Pour moi c’est le texte le plus fort des épîtres de Paul.
Nous sommes libérés mais responsables en tant que dépositaires d’une parcelle de Dieu.
Nous sommes libérés de nos peurs quant au futur, habités par Dieu, nous sommes le temple sacré et ce temple ne saurait être détruit car Dieu est le maître du temps.
« Ne crains plus petit troupeau » s’exclame Jésus, soucie toi d’abord de faire vivre le  projet de Dieu dont  Jésus nous a dévoilé les tenants.
Luttons pied à pied contre les tentatives perpétuelles des humains pour affadir le sel de la terre que nous sommes.
Ces hommes et femmes nos frères et soeurs abattus par la peur, terrés dans la chambre haute à Jérusalem, cherchant à retourner chez eux en Galilée pour retrouver leurs activités, leurs familles et leurs habitudes se sont trouvés transcendés, réveillés, illuminés.
D’un coup ils saisirent la pleine signification des messages transmis par Jésus, ils accédèrent à la vie.
Mourir avec le vieil homme et renaître redressés, régénérés comme le furent aussi les hébreux sur les chemins du désert.
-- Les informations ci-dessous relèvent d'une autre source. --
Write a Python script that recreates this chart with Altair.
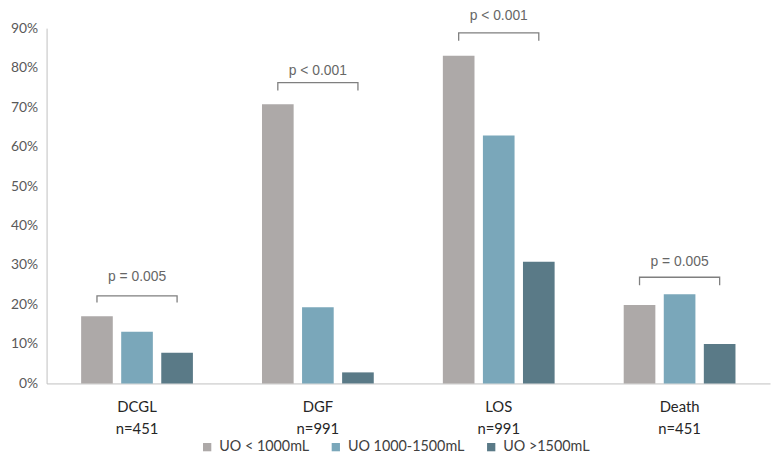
import altair as alt
import pandas as pd

categories = ["DCGL", "DGF", "LOS", "Death"]
n_labels = ["n=451", "n=991", "n=991", "n=451"]
groups = ["UO < 1000mL", "UO 1000-1500mL", "UO >1500mL"]
uo_low = [0.170, 0.707, 0.830, 0.199]
uo_mid = [0.131, 0.193, 0.628, 0.226]
uo_high = [0.078, 0.028, 0.308, 0.100]
p_texts = ["p = 0.005", "p < 0.001", "p < 0.001", "p = 0.005"]
bracket_top = [0.222, 0.762, 0.888, 0.269]
bracket_low = [0.205, 0.742, 0.868, 0.249]
text_y = [0.269, 0.791, 0.930, 0.308]
y_ticks = [0.0, 0.1, 0.2, 0.3, 0.4, 0.5, 0.6, 0.7, 0.8, 0.9]
colors = ["#ADA9A8", "#7AA7BA", "#5A7A87"]

cat_labels = [f"{c}|{n}" for c, n in zip(categories, n_labels)]

rows = []
for i, lab in enumerate(cat_labels):
    for g, vals in zip(groups, [uo_low, uo_mid, uo_high]):
        rows.append({"cat": lab, "group": g, "value": vals[i]})
bars_df = pd.DataFrame(rows)

brows = []
for i, lab in enumerate(cat_labels):
    pts = [(groups[0], bracket_low[i]), (groups[0], bracket_top[i]),
           (groups[2], bracket_top[i]), (groups[2], bracket_low[i])]
    for k, (g, v) in enumerate(pts):
        brows.append({"cat": lab, "group": g, "value": v, "ord": k})
br_df = pd.DataFrame(brows)

txt_df = pd.DataFrame({"cat": cat_labels, "value": text_y, "text": p_texts})

x_enc = alt.X("cat:N", sort=cat_labels,
              scale=alt.Scale(paddingInner=0.382, paddingOuter=0.191),
              axis=alt.Axis(title=None, labelExpr="split(datum.label, '|')",
                            labelAngle=0, ticks=False, domainColor="#BFBFBF",
                            labelFont="Lato", labelFontSize=15, labelColor="#262626",
                            labelLineHeight=23, labelPadding=16, labelBaseline="top"))
y_enc = alt.Y("value:Q", scale=alt.Scale(domain=[0, 0.9], nice=False),
              axis=alt.Axis(title=None, format=".0%", values=y_ticks,
                            grid=False, ticks=False, domainColor="#BFBFBF",
                            labelOverlap=False, labelFlush=False,
                            labelFont="Lato", labelFontSize=14, labelColor="#595959",
                            labelPadding=9))
xoff = alt.XOffset("group:N", sort=groups,
                   scale=alt.Scale(paddingInner=0.21, paddingOuter=0))

bars = alt.Chart(bars_df).mark_bar().encode(
    x=x_enc, y=y_enc, xOffset=xoff,
    color=alt.Color("group:N", sort=groups,
                    scale=alt.Scale(domain=groups, range=colors),
                    legend=alt.Legend(title=None, orient="none", direction="horizontal",
                                      legendX=155, legendY=416, columns=3,
                                      symbolType="square", symbolSize=70,
                                      symbolStrokeWidth=0, labelFont="Lato",
                                      labelFontSize=14.5, labelColor="#404040",
                                      columnPadding=19, padding=0, symbolOffset=0,
                                      labelOffset=5)),
)

brackets = alt.Chart(br_df).mark_line(color="#7F7F7F", strokeWidth=1.3).encode(
    x=x_enc, xOffset=xoff, y=y_enc, detail="cat:N", order="ord:Q",
)

texts = alt.Chart(txt_df).mark_text(font="Liberation Sans", fontSize=14,
                                     color="#666666", baseline="middle").encode(
    x=x_enc, y=y_enc, text="text:N",
)

chart = alt.layer(bars, brackets, texts).properties(
    width=731, height=359, autosize="none",
    padding={"left": 39, "top": 18, "right": 2, "bottom": 76},
).configure_view(stroke=None).configure_axisY(labelOverlap=False)

chart.save("out.html", embed_options={"renderer": "svg", "actions": False})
Tel est le message de Paul que je vous propose de partager  ce jour de Pâques.
S’Il est un miracle, c’est celui de la soudaine renaissance de ces hommes terrassés, morts à l’espérance puis  ressuscités sous l’impulsion de l’esprit.
Ce n’est pas Dieu qui protège, contrairement à ce que les hommes recherchent en bâtissant des idoles mais nous qui protégeons Dieu en toute responsabilité.
Pour conclure, je veux ajouter cet enseignement symbolique.
Jésus fut baptisé d’eau par Jean Baptiste et Dieu fit descendre l’esprit sur lui.
Jésus est ainsi le premier homme à avoir reçu l’esprit.
De ce fait, Dieu restaurait l’homme tel qu’il l’avait conçu en l’Adam d’avant la faute.
Ce n’est pas par hasard que Jésus est conduit au désert par l’esprit, il y est tenté par Lucifer. Mais alors qu’Adam avait succombé à la tentation, Jésus résista.
Jésus fut alors véritablement le nouvel Adam.
Il retrouva l’immortalité de notre mythique ancêtre.
Comme les récits de la passion le rapportent la mort n’a plus d’emprise sur l’homme habité par l’esprit.

Jésus est ressuscité, les hommes aussi par la grâce de Dieu.